Find $\frac{dy}{dx}$, when $y=x^{x\cos x}+\left(\frac{x^2+1}{x^2-1}\right)$.

Answer 1

Given, $y=x^{x\cos x}+\left(\frac{x^2+1}{x^2-1}\right)$

Let $u=x^{x\cos x}$ and $v=\left(\frac{x^2+1}{x^2-1}\right)$. Then,

Now, $u=x^{x\cos x}$

Taking log on both side

$\log u=\left(x\cos x\right)\log x$

Differentiate with respect to $x$.

$\Rightarrow \frac{1}{u}.\frac{du}{dx}=\left(x\cos x\right).\frac{1}{x}+\left(\log x\right)(-x\sin x+\cos x)$

$\Rightarrow \frac{du}{dx}=u.\{\cos x-x\sin x(\log x)+\cos x(\log x\left)\right\}$

$\Rightarrow \frac{du}{dx}=x^{x\cos x}.\{\cos x-x\sin x(\log x)+\cos x(\log x\left)\right\}$

Now,$v=\left(\frac{x^2+1}{x^2-1}\right)$.
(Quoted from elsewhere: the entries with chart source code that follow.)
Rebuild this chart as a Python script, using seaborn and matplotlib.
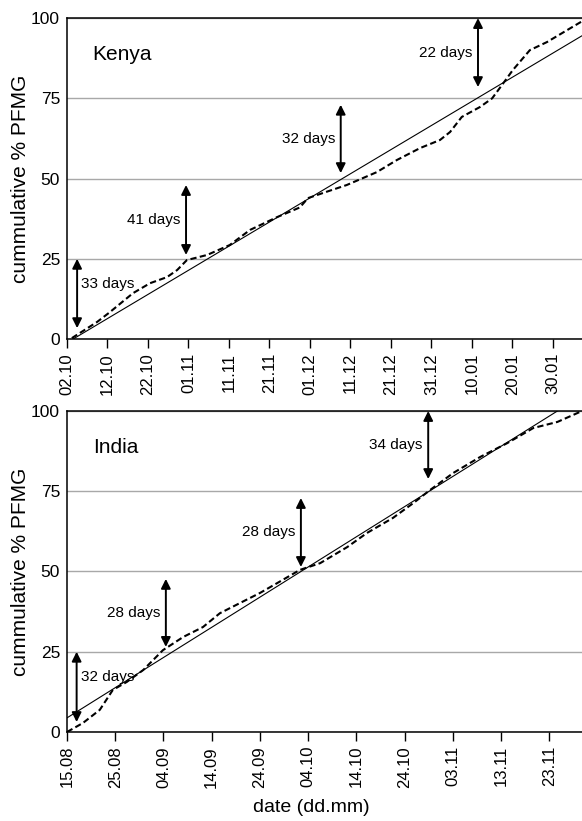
import matplotlib
matplotlib.use("Agg")
import matplotlib.pyplot as plt
import matplotlib.dates as mdates
import pandas as pd
import seaborn as sns

# Kenya: days since 02.10 and cumulative % PFMG (dashed = observed, solid = linear fit)
kenya_start = "2010-10-02"
kenya_days = [1.2, 7.4, 10.6, 16.3, 20.5, 24.7, 27.2, 29.6, 34.6, 40.2, 45.2, 51.9, 57.5,
              59.5, 63.2, 69.1, 76.5, 81.5, 87.2, 92.1, 94.6, 97.5, 102.0, 105.0, 107.4,
              110.1, 114.3, 118.5, 127.2]
kenya_pct = [0.3, 5.3, 8.4, 14.3, 17.4, 19.3, 21.5, 24.6, 26.2, 29.3, 34.0, 38.0, 41.0,
             43.9, 45.5, 48.0, 52.0, 55.8, 59.5, 62.0, 64.5, 69.2, 72.3, 75.0, 79.1,
             83.8, 90.0, 92.5, 99.0]
kenya_fit_days = [1.5, 127.2]
kenya_fit_pct = [0.0, 94.5]
kenya_end = 127.2
# arrows: day, lower %, upper %, label
kenya_arrows = [(2.5, 3.4, 25.0, "33 days"), (29.4, 26.2, 48.0, "41 days"),
                (67.6, 51.7, 73.0, "32 days"), (101.5, 78.5, 100.0, "22 days")]

# India
india_start = "2010-08-15"
india_days = [0.0, 3.3, 6.8, 9.5, 12.4, 15.8, 19.9, 24.1, 28.2, 31.7, 35.9, 40.0, 43.6,
              48.3, 52.5, 58.1, 62.2, 67.6, 71.8, 75.3, 80.1, 85.7, 91.3, 96.7, 101.7, 106.8]
india_pct = [0.0, 2.8, 6.9, 13.1, 15.6, 19.3, 25.5, 29.6, 32.7, 37.0, 40.2, 43.3, 46.4,
             50.5, 52.6, 57.6, 62.0, 66.7, 71.3, 75.4, 80.7, 85.7, 90.0, 94.7, 96.6, 100.0]
india_fit_days = [0.0, 106.8]
india_fit_pct = [4.4, 104.8]
india_end = 106.8
india_arrows = [(2.0, 3.1, 25.0, "32 days"), (20.5, 26.5, 47.7, "28 days"),
                (48.5, 51.4, 72.9, "28 days"), (74.9, 78.8, 100.0, "34 days")]

yticks = [0, 25, 50, 75, 100]

sns.set_style("white")
plt.rcParams["font.family"] = ["Liberation Sans", "DejaVu Sans"]
plt.rcParams.update({"text.color": "black", "axes.labelcolor": "black",
                     "xtick.color": "black", "ytick.color": "black"})


def to_dates(start, days):
    return pd.to_datetime(start) + pd.to_timedelta(days, unit="D")


def draw_panel(ax, name, start, days, pct, fit_days, fit_pct, end, arrows, nticks):
    obs = pd.DataFrame({"date": to_dates(start, days), "pct": pct})
    fit = pd.DataFrame({"date": to_dates(start, fit_days), "pct": fit_pct})
    sns.lineplot(data=fit, x="date", y="pct", ax=ax, color="black", linewidth=0.8)
    sns.lineplot(data=obs, x="date", y="pct", ax=ax, color="black", linewidth=1.5,
                 linestyle=(0, (3, 1.6)))

    for i, (d, lo, hi, label) in enumerate(arrows):
        x = to_dates(start, [d])[0]
        ax.annotate("", xy=(x, lo), xytext=(x, hi),
                    arrowprops=dict(arrowstyle="<|-|>", color="black", lw=1.4,
                                    mutation_scale=14, shrinkA=0, shrinkB=0))
        if i == 0:
            ax.annotate(label, xy=(x, (lo + hi) / 2 + 3), xytext=(3, 0),
                        textcoords="offset points", ha="left", va="center", fontsize=11)
        else:
            ax.annotate(label, xy=(x, (lo + hi) / 2), xytext=(-4, 0),
                        textcoords="offset points", ha="right", va="center", fontsize=11)

    ax.text(0.05, 0.885, name, transform=ax.transAxes, fontsize=15, va="center")

    ax.set_xlim(to_dates(start, [0])[0], to_dates(start, [end])[0])
    ax.set_ylim(0, 100)
    ax.set_yticks(yticks)
    ax.set_xticks(pd.date_range(start, periods=nticks, freq="10D"))
    ax.xaxis.set_major_formatter(mdates.DateFormatter("%d.%m"))
    ax.tick_params(axis="x", rotation=90, labelsize=12, length=6.5, width=1, direction="out",
                   bottom=True, color="black")
    ax.tick_params(axis="y", labelsize=12.5, length=0, pad=5)
    ax.yaxis.grid(True, color="#a8a8a8", linewidth=1)
    ax.set_axisbelow(True)
    ax.spines["right"].set_visible(False)
    for s in ["left", "bottom", "top"]:
        ax.spines[s].set_color("black")
        ax.spines[s].set_linewidth(1.1)
    ax.set_ylabel("cummulative % PFMG", fontsize=15, labelpad=1)
    ax.set_xlabel("")


fig = plt.figure(figsize=(5.82, 8.21), dpi=100)
ax1 = fig.add_axes([0.1151, 0.587, 0.885, 0.391])
ax2 = fig.add_axes([0.1151, 0.1084, 0.885, 0.391])

draw_panel(ax1, "Kenya", kenya_start, kenya_days, kenya_pct, kenya_fit_days, kenya_fit_pct,
           kenya_end, kenya_arrows, 13)
draw_panel(ax2, "India", india_start, india_days, india_pct, india_fit_days, india_fit_pct,
           india_end, india_arrows, 11)
ax2.set_xlabel("date (dd.mm)", fontsize=14)
ax2.xaxis.set_label_coords(0.475, -0.21)

fig.savefig("out.png", dpi=100)
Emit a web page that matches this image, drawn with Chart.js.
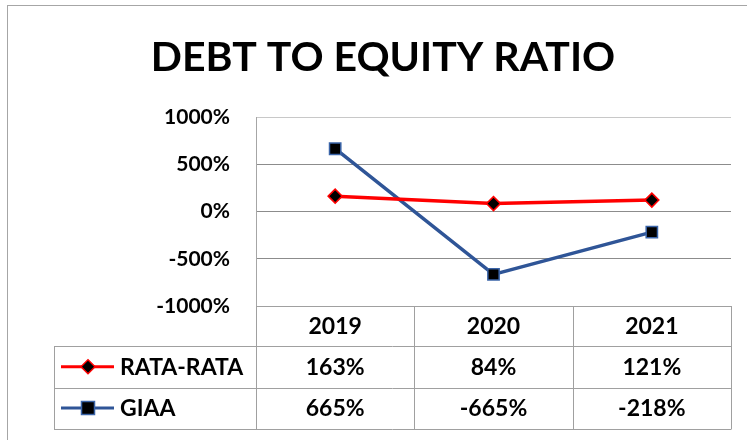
<!DOCTYPE html>
<html>
<head>
<meta charset="utf-8">
<script src="https://cdn.jsdelivr.net/npm/chart.js@4.4.1/dist/chart.umd.min.js"></script>
<style>
    html, body { margin: 0; padding: 0; background: #fff; }
</style>
</head>
<body>
<canvas id="ratio" width="747" height="440"></canvas>
<script>
const years = ['2019', '2020', '2021'];
const rataRata = [163, 84, 121];
const giaa = [665, -665, -218];
const seriesNames = ['RATA-RATA', 'GIAA'];
const yTicks = [-1000, -500, 0, 500, 1000];

const FONT = "Lato, 'Liberation Sans', sans-serif";
const RED = '#ff0000';
const BLUE = '#2f5597';

const frame = {
    id: 'frame',
    beforeDraw(chart) {
        const ctx = chart.ctx;
        ctx.save();
        ctx.fillStyle = '#fff';
        ctx.fillRect(0, 0, chart.width, chart.height);
        ctx.strokeStyle = '#a6a6a6';
        ctx.lineWidth = 1;
        ctx.strokeRect(7.5, 5.5, chart.width + 20, chart.height + 20);
        ctx.restore();
    }
};

const dataTable = {
    id: 'dataTable',
    afterDraw(chart) {
        const ctx = chart.ctx;
        const area = chart.chartArea;
        const x = chart.scales.x;
        const step = x.getPixelForValue(1) - x.getPixelForValue(0);
        const rowTops = [0, 40, 81.5, 122.5];
        const top = area.bottom;
        const legendLeft = 54;
        const rows = [rataRata, giaa];
        const mid = r => top + (rowTops[r] + rowTops[r + 1]) / 2;

        ctx.save();
        ctx.strokeStyle = '#a0a0a0';
        ctx.lineWidth = 1;
        ctx.beginPath();
        // horizontal lines
        ctx.moveTo(area.left, top + 0.5);
        ctx.lineTo(area.right, top + 0.5);
        for (let r = 1; r <= 3; r++) {
            const y = Math.round(top + rowTops[r]) + 0.5;
            ctx.moveTo(legendLeft, y);
            ctx.lineTo(area.right, y);
        }
        // vertical lines
        const bottom = Math.round(top + rowTops[3]) + 0.5;
        for (let i = 0; i <= years.length; i++) {
            const xp = Math.round(x.getPixelForValue(0) - step / 2 + i * step) + 0.5;
            ctx.moveTo(xp, top);
            ctx.lineTo(xp, bottom);
        }
        ctx.moveTo(legendLeft + 0.5, Math.round(top + rowTops[1]));
        ctx.lineTo(legendLeft + 0.5, bottom);
        ctx.stroke();

        ctx.fillStyle = '#000';
        ctx.font = 'bold 23px ' + FONT;
        ctx.textAlign = 'center';
        ctx.textBaseline = 'middle';
        years.forEach((yr, i) => {
            ctx.fillText(yr, x.getPixelForValue(i), mid(0) + 1);
        });
        rows.forEach((vals, r) => {
            vals.forEach((v, i) => {
                ctx.fillText(v + '%', x.getPixelForValue(i), mid(r + 1) + 1);
            });
        });

        // legend keys
        chart.data.datasets.forEach((ds, r) => {
            const cy = mid(r + 1);
            ctx.strokeStyle = ds.borderColor;
            ctx.lineWidth = 3;
            ctx.beginPath();
            ctx.moveTo(61, cy);
            ctx.lineTo(114, cy);
            ctx.stroke();
            ctx.fillStyle = '#000';
            ctx.strokeStyle = ds.pointBorderColor;
            ctx.lineWidth = 1.5;
            ctx.beginPath();
            if (ds.pointStyle === 'rectRot') {
                ctx.moveTo(88, cy - 7);
                ctx.lineTo(95, cy);
                ctx.lineTo(88, cy + 7);
                ctx.lineTo(81, cy);
                ctx.closePath();
            } else {
                ctx.rect(81.5, cy - 6.5, 13, 13);
            }
            ctx.fill();
            ctx.stroke();
            ctx.fillStyle = '#000';
            ctx.textAlign = 'left';
            ctx.fillText(ds.label, 120, cy + 1);
        });
        ctx.restore();
    }
};

new Chart(document.getElementById('ratio'), {
    type: 'line',
    data: {
        labels: years,
        datasets: [
            {
                label: seriesNames[0],
                data: rataRata,
                borderColor: RED,
                borderWidth: 3.5,
                pointStyle: 'rectRot',
                pointRadius: 7,
                pointBackgroundColor: '#000',
                pointBorderColor: RED,
                pointBorderWidth: 1.5,
                tension: 0
            },
            {
                label: seriesNames[1],
                data: giaa,
                borderColor: BLUE,
                borderWidth: 3.5,
                pointStyle: 'rect',
                pointRadius: 8,
                pointBackgroundColor: '#000',
                pointBorderColor: '#3a64a8',
                pointBorderWidth: 1.5,
                tension: 0
            }
        ]
    },
    options: {
        responsive: false,
        maintainAspectRatio: false,
        animation: false,
        devicePixelRatio: 1,
        layout: {
            padding: { left: 35, right: 16, top: 0, bottom: 134 }
        },
        plugins: {
            legend: { display: false },
            tooltip: { enabled: false },
            title: {
                display: true,
                text: 'DEBT TO EQUITY RATIO',
                color: '#000',
                font: { family: FONT, size: 41, weight: 'bold', lineHeight: 1.1 },
                padding: { top: 35, bottom: 37 }
            }
        },
        scales: {
            x: {
                display: false,
                offset: true
            },
            y: {
                min: yTicks[0],
                max: yTicks[yTicks.length - 1],
                afterFit(scale) { scale.width = 221; },
                afterBuildTicks(scale) { scale.ticks = yTicks.map(v => ({ value: v })); },
                grid: {
                    drawTicks: false,
                    color: ctx => ctx.tick && ctx.tick.value === 1000 ? '#c8c8c8' : '#8c8c8c'
                },
                border: { color: '#a6a6a6' },
                ticks: {
                    padding: 26,
                    color: '#000',
                    font: { family: FONT, size: 21, weight: 'bold' },
                    callback: v => v + '%'
                }
            }
        }
    },
    plugins: [frame, dataTable]
});
</script>
</body>
</html>
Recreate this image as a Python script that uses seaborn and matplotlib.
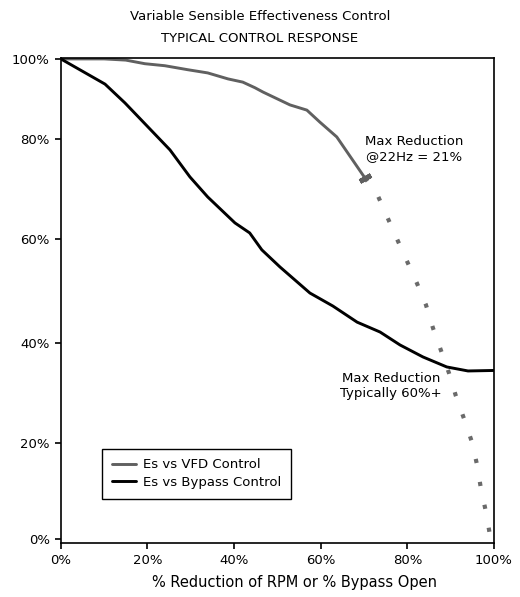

Differentiate with respect to $x$.

$\frac{dv}{dx}=\frac{(x^2-1).2x-(x^2+1).2x}{(x^2-1{)}^2}$

$=\frac{-4x}{(x^2-1{)}^2}$

As $y=u+v$

$\frac{dy}{dx}=\frac{du}{dx}+\frac{dv}{dx}$

$\frac{dy}{dx}=x^{x\cos x}.\{\cos x-x\sin x(\log x)+\cos x(\log x\left)\right\}+\frac{-4x}{(x^2-1{)}^2}$